Records to process -
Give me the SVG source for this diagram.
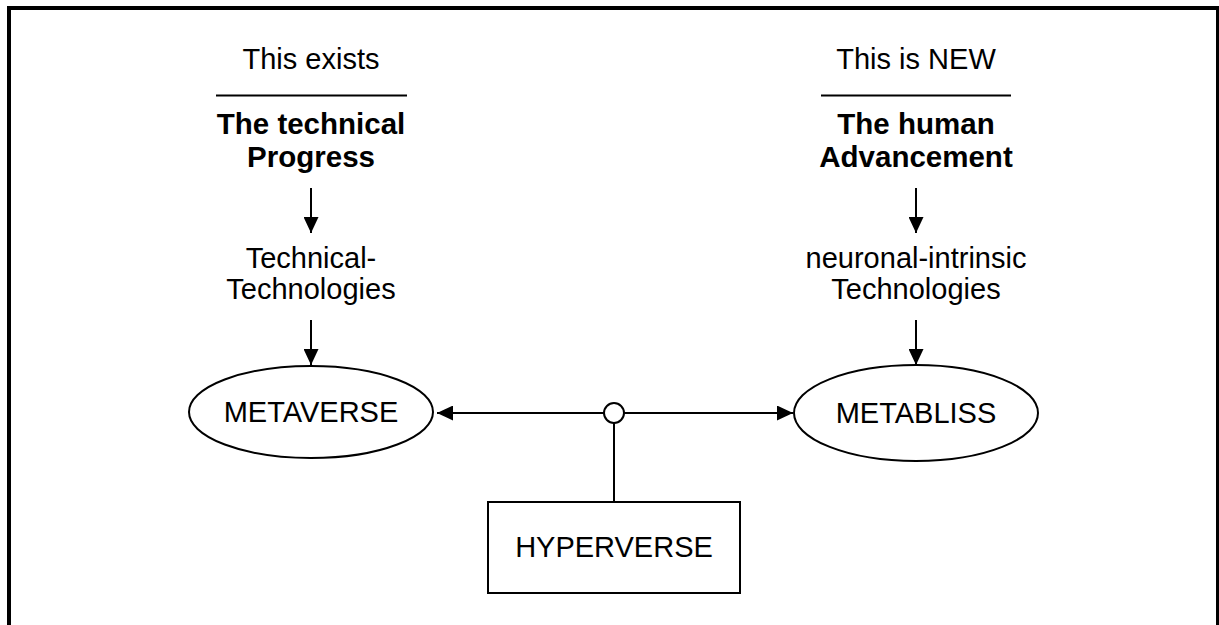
---
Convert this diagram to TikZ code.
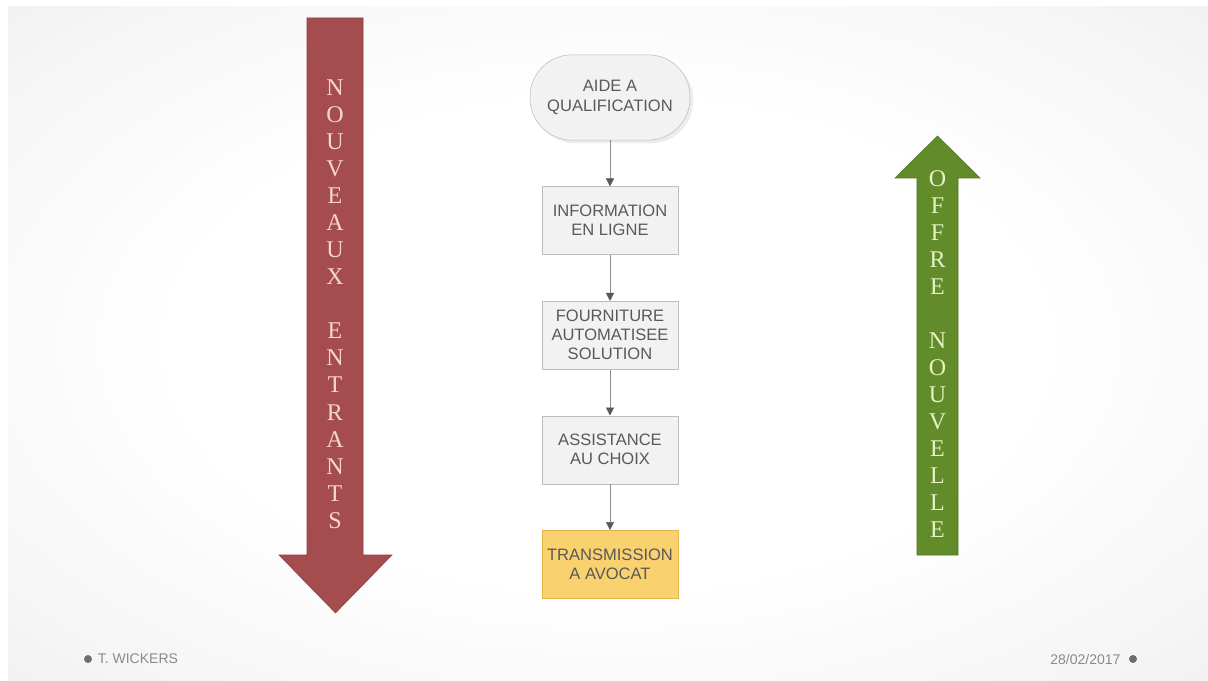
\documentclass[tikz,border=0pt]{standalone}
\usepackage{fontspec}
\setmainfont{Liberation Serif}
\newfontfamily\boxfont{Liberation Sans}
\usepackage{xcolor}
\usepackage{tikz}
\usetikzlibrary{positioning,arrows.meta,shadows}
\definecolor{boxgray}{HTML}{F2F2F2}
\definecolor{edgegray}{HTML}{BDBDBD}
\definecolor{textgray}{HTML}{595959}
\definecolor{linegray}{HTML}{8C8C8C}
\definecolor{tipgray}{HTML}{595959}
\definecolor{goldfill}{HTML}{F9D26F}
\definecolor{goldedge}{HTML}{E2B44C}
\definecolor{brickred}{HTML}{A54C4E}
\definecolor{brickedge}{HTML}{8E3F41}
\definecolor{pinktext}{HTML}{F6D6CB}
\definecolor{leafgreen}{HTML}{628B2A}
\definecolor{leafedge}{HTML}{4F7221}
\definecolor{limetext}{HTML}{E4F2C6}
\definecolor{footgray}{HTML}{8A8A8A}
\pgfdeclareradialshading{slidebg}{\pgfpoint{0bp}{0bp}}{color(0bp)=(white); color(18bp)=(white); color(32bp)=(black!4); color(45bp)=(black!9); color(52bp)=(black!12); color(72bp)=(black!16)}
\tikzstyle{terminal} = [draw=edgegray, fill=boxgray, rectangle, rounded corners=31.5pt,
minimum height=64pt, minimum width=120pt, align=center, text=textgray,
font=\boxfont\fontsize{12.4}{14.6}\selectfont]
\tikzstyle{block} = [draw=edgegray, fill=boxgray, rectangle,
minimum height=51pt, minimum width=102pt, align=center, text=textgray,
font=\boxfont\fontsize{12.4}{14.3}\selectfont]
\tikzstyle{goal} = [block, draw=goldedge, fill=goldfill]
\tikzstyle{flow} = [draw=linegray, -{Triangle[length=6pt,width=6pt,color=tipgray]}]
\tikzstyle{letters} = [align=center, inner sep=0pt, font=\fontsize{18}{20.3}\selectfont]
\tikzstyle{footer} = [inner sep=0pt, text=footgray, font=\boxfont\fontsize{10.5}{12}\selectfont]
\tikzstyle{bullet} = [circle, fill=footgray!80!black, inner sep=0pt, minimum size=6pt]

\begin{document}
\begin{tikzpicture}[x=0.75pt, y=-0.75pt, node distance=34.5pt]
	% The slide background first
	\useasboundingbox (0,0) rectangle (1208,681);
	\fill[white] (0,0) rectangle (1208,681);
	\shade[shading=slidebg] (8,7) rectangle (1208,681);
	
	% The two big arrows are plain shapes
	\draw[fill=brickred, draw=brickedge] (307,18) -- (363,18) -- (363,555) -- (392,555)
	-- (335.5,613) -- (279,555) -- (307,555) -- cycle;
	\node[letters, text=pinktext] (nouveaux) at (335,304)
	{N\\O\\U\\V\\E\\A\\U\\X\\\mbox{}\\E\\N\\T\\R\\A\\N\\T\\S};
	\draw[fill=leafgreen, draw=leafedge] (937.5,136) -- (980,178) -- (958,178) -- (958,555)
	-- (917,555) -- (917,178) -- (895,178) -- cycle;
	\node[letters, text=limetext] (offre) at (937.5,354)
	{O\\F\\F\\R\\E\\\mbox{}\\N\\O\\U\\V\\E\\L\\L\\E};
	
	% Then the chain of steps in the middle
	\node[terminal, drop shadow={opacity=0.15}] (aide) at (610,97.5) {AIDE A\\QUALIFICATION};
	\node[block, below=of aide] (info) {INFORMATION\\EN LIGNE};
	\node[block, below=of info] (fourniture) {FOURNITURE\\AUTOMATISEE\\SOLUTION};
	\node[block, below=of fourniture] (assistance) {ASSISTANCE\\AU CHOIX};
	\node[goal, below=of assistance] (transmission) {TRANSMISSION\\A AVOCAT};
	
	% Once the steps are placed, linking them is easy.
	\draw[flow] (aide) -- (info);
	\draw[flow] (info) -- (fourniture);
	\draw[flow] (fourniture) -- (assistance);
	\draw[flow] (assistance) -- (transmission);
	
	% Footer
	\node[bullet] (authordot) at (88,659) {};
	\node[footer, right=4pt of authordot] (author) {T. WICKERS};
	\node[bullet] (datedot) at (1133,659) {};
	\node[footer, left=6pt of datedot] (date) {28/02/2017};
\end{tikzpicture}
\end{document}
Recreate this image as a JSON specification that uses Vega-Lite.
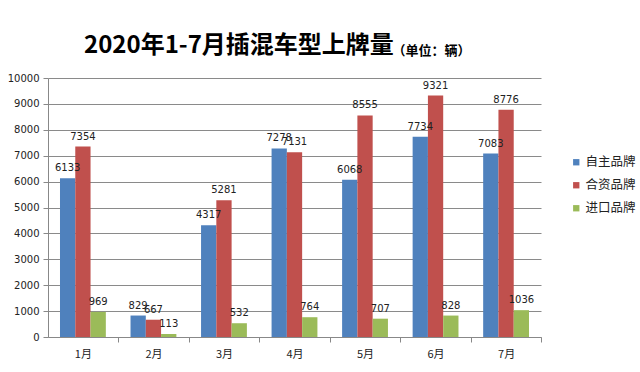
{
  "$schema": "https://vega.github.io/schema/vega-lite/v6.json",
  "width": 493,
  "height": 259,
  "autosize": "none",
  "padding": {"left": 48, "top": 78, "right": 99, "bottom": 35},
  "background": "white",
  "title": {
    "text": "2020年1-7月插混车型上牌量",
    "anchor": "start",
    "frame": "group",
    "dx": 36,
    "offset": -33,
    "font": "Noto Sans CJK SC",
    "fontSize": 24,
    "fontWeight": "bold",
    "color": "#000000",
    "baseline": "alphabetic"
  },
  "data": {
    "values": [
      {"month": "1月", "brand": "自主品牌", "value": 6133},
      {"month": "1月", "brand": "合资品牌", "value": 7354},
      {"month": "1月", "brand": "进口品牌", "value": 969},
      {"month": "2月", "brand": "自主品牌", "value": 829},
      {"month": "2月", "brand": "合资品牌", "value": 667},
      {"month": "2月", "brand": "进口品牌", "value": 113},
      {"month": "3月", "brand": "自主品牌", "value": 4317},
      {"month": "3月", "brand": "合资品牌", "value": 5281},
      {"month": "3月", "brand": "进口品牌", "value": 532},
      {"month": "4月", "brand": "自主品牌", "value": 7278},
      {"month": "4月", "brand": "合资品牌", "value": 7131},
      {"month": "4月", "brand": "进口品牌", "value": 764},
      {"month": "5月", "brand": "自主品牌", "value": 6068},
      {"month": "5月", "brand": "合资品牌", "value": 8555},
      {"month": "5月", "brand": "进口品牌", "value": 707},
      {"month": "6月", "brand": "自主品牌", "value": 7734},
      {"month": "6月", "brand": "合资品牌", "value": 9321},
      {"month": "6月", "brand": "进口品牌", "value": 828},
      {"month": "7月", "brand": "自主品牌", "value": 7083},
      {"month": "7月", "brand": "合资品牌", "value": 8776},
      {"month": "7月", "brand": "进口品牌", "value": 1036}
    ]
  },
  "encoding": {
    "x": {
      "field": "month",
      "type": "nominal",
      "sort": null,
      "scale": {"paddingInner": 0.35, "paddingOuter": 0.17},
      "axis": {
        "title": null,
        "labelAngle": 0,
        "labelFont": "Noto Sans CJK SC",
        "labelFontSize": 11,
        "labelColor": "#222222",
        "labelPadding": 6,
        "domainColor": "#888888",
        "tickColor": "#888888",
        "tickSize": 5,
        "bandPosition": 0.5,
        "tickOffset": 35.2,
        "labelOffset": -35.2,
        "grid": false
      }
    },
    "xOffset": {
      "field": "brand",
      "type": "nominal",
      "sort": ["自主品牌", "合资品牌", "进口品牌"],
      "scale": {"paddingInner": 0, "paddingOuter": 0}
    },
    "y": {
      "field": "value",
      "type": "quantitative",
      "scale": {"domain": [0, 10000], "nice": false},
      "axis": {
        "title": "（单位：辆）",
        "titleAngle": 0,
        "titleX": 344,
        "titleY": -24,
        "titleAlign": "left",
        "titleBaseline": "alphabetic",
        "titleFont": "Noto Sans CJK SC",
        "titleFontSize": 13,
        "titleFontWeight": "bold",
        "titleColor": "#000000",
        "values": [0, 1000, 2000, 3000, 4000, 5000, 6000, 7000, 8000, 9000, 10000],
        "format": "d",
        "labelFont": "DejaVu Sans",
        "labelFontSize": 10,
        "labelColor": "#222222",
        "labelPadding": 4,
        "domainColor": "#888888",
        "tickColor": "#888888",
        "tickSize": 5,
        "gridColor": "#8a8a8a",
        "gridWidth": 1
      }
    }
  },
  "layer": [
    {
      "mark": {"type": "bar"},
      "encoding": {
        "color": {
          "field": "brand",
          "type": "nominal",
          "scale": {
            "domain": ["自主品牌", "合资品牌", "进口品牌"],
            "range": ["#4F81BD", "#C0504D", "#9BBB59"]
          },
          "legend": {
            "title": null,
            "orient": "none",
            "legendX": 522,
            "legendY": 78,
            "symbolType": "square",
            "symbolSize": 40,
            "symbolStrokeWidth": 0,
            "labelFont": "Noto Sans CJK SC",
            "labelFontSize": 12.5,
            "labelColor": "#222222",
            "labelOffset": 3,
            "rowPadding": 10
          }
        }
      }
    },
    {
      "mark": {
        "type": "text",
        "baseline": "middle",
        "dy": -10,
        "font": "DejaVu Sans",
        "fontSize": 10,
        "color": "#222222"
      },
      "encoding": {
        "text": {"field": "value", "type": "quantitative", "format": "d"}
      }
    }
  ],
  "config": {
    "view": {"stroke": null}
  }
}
==
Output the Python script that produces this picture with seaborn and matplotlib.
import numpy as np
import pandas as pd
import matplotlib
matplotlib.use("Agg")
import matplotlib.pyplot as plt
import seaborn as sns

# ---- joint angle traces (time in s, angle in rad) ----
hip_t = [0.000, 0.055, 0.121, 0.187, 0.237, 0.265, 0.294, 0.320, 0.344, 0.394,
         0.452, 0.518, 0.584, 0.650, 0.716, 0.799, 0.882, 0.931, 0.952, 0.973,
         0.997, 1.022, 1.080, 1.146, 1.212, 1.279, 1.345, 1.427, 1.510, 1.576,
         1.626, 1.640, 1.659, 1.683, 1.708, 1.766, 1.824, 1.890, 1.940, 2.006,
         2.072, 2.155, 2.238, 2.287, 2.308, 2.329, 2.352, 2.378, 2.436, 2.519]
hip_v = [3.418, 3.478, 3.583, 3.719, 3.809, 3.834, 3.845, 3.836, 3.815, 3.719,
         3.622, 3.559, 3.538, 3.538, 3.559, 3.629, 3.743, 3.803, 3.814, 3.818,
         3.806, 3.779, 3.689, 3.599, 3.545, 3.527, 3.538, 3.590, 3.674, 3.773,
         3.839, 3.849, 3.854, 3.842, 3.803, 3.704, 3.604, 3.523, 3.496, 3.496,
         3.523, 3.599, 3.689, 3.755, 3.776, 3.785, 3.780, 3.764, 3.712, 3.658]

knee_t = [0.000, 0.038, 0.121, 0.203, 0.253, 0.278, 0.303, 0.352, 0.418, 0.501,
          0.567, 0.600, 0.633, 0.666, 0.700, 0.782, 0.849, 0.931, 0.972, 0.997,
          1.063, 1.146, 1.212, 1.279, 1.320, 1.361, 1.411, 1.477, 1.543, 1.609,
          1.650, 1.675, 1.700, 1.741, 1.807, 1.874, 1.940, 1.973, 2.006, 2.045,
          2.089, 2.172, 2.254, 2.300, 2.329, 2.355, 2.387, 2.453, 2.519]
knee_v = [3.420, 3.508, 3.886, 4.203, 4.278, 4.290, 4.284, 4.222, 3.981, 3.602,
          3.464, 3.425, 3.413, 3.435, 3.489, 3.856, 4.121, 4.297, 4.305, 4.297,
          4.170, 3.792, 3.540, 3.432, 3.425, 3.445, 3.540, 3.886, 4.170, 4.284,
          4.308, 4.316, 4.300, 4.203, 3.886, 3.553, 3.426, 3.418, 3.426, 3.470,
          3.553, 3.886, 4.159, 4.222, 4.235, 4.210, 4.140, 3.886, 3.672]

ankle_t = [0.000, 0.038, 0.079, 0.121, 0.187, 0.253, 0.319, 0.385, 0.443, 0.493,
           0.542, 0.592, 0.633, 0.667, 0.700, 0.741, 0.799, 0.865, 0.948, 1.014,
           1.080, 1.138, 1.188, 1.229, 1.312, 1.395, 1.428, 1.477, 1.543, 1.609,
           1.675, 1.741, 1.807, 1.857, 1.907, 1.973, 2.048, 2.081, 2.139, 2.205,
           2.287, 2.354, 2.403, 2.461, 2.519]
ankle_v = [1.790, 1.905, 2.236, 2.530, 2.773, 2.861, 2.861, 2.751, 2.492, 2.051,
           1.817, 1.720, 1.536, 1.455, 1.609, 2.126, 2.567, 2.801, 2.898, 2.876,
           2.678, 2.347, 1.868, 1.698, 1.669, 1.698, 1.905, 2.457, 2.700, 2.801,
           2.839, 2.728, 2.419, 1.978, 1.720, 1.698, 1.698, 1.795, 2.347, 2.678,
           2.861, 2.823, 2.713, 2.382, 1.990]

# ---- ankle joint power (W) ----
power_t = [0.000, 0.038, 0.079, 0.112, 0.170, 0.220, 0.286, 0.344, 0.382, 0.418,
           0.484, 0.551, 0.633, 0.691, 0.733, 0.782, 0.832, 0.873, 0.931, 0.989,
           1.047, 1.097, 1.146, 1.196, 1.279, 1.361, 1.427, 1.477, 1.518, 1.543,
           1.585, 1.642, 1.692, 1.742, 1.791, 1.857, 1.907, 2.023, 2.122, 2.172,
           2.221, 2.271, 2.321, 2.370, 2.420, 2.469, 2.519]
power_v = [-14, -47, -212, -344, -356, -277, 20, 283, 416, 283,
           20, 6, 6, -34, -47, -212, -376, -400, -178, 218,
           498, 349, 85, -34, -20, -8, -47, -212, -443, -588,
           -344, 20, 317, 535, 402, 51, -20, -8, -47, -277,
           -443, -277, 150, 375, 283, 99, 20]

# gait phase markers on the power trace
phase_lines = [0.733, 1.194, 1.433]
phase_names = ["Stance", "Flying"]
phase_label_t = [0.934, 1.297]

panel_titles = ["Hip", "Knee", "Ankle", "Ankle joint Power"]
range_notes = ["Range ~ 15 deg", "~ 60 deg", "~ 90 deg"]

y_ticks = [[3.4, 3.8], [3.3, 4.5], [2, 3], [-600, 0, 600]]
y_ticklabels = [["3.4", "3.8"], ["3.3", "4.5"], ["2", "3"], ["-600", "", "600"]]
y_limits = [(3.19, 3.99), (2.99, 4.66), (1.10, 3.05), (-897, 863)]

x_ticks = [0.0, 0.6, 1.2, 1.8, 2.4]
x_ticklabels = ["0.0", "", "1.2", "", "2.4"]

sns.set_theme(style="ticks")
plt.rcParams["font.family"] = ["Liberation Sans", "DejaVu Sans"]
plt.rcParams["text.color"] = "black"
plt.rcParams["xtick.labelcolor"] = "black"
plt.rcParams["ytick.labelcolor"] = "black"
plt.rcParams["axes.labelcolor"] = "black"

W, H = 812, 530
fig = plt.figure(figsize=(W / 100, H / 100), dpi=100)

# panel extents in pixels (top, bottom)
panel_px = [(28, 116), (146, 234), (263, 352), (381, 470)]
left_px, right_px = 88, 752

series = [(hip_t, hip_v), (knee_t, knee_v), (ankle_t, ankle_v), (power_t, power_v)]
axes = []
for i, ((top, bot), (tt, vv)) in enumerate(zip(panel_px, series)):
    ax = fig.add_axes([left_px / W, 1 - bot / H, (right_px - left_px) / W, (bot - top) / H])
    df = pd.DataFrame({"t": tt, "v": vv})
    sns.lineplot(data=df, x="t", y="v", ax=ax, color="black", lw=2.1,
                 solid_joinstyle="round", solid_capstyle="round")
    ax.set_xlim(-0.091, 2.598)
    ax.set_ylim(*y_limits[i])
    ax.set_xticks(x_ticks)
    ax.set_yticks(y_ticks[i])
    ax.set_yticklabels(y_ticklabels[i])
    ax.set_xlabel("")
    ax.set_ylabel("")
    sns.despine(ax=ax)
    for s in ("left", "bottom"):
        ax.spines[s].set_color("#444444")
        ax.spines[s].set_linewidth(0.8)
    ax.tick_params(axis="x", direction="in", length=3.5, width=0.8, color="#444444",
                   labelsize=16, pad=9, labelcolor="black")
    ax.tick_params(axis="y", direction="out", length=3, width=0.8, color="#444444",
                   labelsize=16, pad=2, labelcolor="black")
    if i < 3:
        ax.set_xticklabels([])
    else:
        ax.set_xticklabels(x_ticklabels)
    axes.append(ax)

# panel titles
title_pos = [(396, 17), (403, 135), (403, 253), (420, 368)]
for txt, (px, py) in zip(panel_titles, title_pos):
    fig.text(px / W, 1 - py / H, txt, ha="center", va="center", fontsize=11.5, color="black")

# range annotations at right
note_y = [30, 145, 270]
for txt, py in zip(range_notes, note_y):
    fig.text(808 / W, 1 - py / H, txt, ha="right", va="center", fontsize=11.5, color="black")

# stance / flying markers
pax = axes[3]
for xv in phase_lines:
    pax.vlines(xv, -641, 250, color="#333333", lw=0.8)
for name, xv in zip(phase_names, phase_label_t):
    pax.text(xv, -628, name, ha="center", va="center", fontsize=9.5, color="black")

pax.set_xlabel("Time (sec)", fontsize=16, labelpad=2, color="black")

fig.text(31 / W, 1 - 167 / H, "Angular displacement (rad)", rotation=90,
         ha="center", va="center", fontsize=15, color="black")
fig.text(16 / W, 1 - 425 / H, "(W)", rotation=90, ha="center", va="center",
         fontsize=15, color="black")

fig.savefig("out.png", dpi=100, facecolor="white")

What is being asked -
Give the count of lines that hold the word "seaborn", with nothing added.

Exercise output -
2